#### DATASET CONTENT
* START *

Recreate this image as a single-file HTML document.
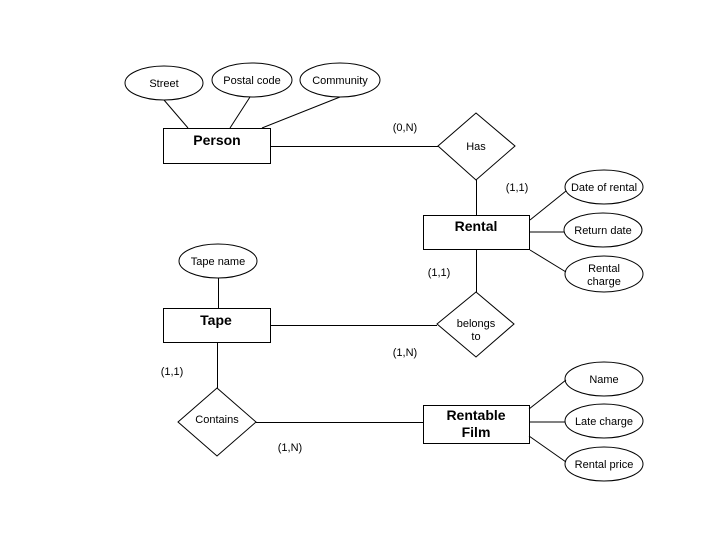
<!DOCTYPE html>
<html><head><style>body{margin:0;background:#fff}svg{display:block}text{font-family:"Liberation Sans",Arial,sans-serif;fill:#000}</style></head><body>
<svg width="720" height="540" viewBox="0 0 720 540" xmlns="http://www.w3.org/2000/svg">
<g fill="none" stroke="#000" stroke-width="1">
<ellipse cx="164" cy="83" rx="39" ry="17"/>
<ellipse cx="252" cy="80" rx="40" ry="17"/>
<ellipse cx="340" cy="80" rx="40" ry="17"/>
<rect x="163.5" y="128.5" width="107" height="35"/>
<line x1="164" y1="100" x2="188" y2="128"/>
<line x1="250" y1="97" x2="230" y2="128"/>
<line x1="340" y1="97" x2="262" y2="128"/>
<line x1="270" y1="146.5" x2="438" y2="146.5"/>
<polygon points="476,113 515,146 476,180 438,146"/>
<line x1="476.5" y1="180" x2="476.5" y2="215"/>
<rect x="423.5" y="215.5" width="106" height="34"/>
<ellipse cx="604" cy="187" rx="39" ry="17"/>
<ellipse cx="603" cy="230" rx="39" ry="17"/>
<ellipse cx="604" cy="274" rx="39" ry="18"/>
<line x1="530" y1="220" x2="566" y2="191"/>
<line x1="530" y1="232" x2="564" y2="232"/>
<line x1="530" y1="250" x2="566" y2="272"/>
<line x1="476.5" y1="249" x2="476.5" y2="292"/>
<polygon points="476,292 514,324 476,357 437,324"/>
<rect x="163.5" y="308.5" width="107" height="34"/>
<ellipse cx="218" cy="261" rx="39" ry="17"/>
<line x1="218.5" y1="278" x2="218.5" y2="308"/>
<line x1="270" y1="325.5" x2="437" y2="325.5"/>
<line x1="217.5" y1="342" x2="217.5" y2="388"/>
<polygon points="217,388 256,422 217,456 178,422"/>
<line x1="256" y1="422.5" x2="423" y2="422.5"/>
<rect x="423.5" y="405.5" width="106" height="38"/>
<ellipse cx="604" cy="379" rx="39" ry="17"/>
<ellipse cx="604" cy="421" rx="39" ry="17"/>
<ellipse cx="604" cy="464" rx="39" ry="17"/>
<line x1="529" y1="409" x2="566" y2="380"/>
<line x1="529" y1="422" x2="565" y2="422"/>
<line x1="529" y1="436" x2="566" y2="462"/>
</g>
<g font-size="11" text-anchor="middle">
<text x="164" y="87">Street</text>
<text x="252" y="84">Postal code</text>
<text x="340" y="84">Community</text>
<text x="476" y="150">Has</text>
<text x="604" y="191">Date of rental</text>
<text x="603" y="234">Return date</text>
<text x="604" y="272">Rental</text>
<text x="604" y="285">charge</text>
<text x="218" y="265">Tape name</text>
<text x="476" y="327">belongs</text>
<text x="476" y="340">to</text>
<text x="217" y="423">Contains</text>
<text x="604" y="383">Name</text>
<text x="604" y="425">Late charge</text>
<text x="604" y="468">Rental price</text>
<text x="405" y="131">(0,N)</text>
<text x="517" y="191">(1,1)</text>
<text x="439" y="276">(1,1)</text>
<text x="405" y="356">(1,N)</text>
<text x="172" y="375">(1,1)</text>
<text x="290" y="451">(1,N)</text>
</g>
<g font-size="14" font-weight="bold" text-anchor="middle">
<text x="217" y="145">Person</text>
<text x="476" y="231">Rental</text>
<text x="216" y="325">Tape</text>
<text x="476" y="420">Rentable</text>
<text x="476" y="437">Film</text>
</g>
</svg>
</body></html>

* END *

#### WORK INSTRUCTIONS
Return each line of the data, keeping its wording exact and omitting pictures.

#### TASK SOLUTION
Recreate this image as a single-file HTML document.
<!DOCTYPE html>
<html><head><style>body{margin:0;background:#fff}svg{display:block}text{font-family:"Liberation Sans",Arial,sans-serif;fill:#000}</style></head><body>
<svg width="720" height="540" viewBox="0 0 720 540" xmlns="http://www.w3.org/2000/svg">
<g fill="none" stroke="#000" stroke-width="1">
<ellipse cx="164" cy="83" rx="39" ry="17"/>
<ellipse cx="252" cy="80" rx="40" ry="17"/>
<ellipse cx="340" cy="80" rx="40" ry="17"/>
<rect x="163.5" y="128.5" width="107" height="35"/>
<line x1="164" y1="100" x2="188" y2="128"/>
<line x1="250" y1="97" x2="230" y2="128"/>
<line x1="340" y1="97" x2="262" y2="128"/>
<line x1="270" y1="146.5" x2="438" y2="146.5"/>
<polygon points="476,113 515,146 476,180 438,146"/>
<line x1="476.5" y1="180" x2="476.5" y2="215"/>
<rect x="423.5" y="215.5" width="106" height="34"/>
<ellipse cx="604" cy="187" rx="39" ry="17"/>
<ellipse cx="603" cy="230" rx="39" ry="17"/>
<ellipse cx="604" cy="274" rx="39" ry="18"/>
<line x1="530" y1="220" x2="566" y2="191"/>
<line x1="530" y1="232" x2="564" y2="232"/>
<line x1="530" y1="250" x2="566" y2="272"/>
<line x1="476.5" y1="249" x2="476.5" y2="292"/>
<polygon points="476,292 514,324 476,357 437,324"/>
<rect x="163.5" y="308.5" width="107" height="34"/>
<ellipse cx="218" cy="261" rx="39" ry="17"/>
<line x1="218.5" y1="278" x2="218.5" y2="308"/>
<line x1="270" y1="325.5" x2="437" y2="325.5"/>
<line x1="217.5" y1="342" x2="217.5" y2="388"/>
<polygon points="217,388 256,422 217,456 178,422"/>
<line x1="256" y1="422.5" x2="423" y2="422.5"/>
<rect x="423.5" y="405.5" width="106" height="38"/>
<ellipse cx="604" cy="379" rx="39" ry="17"/>
<ellipse cx="604" cy="421" rx="39" ry="17"/>
<ellipse cx="604" cy="464" rx="39" ry="17"/>
<line x1="529" y1="409" x2="566" y2="380"/>
<line x1="529" y1="422" x2="565" y2="422"/>
<line x1="529" y1="436" x2="566" y2="462"/>
</g>
<g font-size="11" text-anchor="middle">
<text x="164" y="87">Street</text>
<text x="252" y="84">Postal code</text>
<text x="340" y="84">Community</text>
<text x="476" y="150">Has</text>
<text x="604" y="191">Date of rental</text>
<text x="603" y="234">Return date</text>
<text x="604" y="272">Rental</text>
<text x="604" y="285">charge</text>
<text x="218" y="265">Tape name</text>
<text x="476" y="327">belongs</text>
<text x="476" y="340">to</text>
<text x="217" y="423">Contains</text>
<text x="604" y="383">Name</text>
<text x="604" y="425">Late charge</text>
<text x="604" y="468">Rental price</text>
<text x="405" y="131">(0,N)</text>
<text x="517" y="191">(1,1)</text>
<text x="439" y="276">(1,1)</text>
<text x="405" y="356">(1,N)</text>
<text x="172" y="375">(1,1)</text>
<text x="290" y="451">(1,N)</text>
</g>
<g font-size="14" font-weight="bold" text-anchor="middle">
<text x="217" y="145">Person</text>
<text x="476" y="231">Rental</text>
<text x="216" y="325">Tape</text>
<text x="476" y="420">Rentable</text>
<text x="476" y="437">Film</text>
</g>
</svg>
</body></html>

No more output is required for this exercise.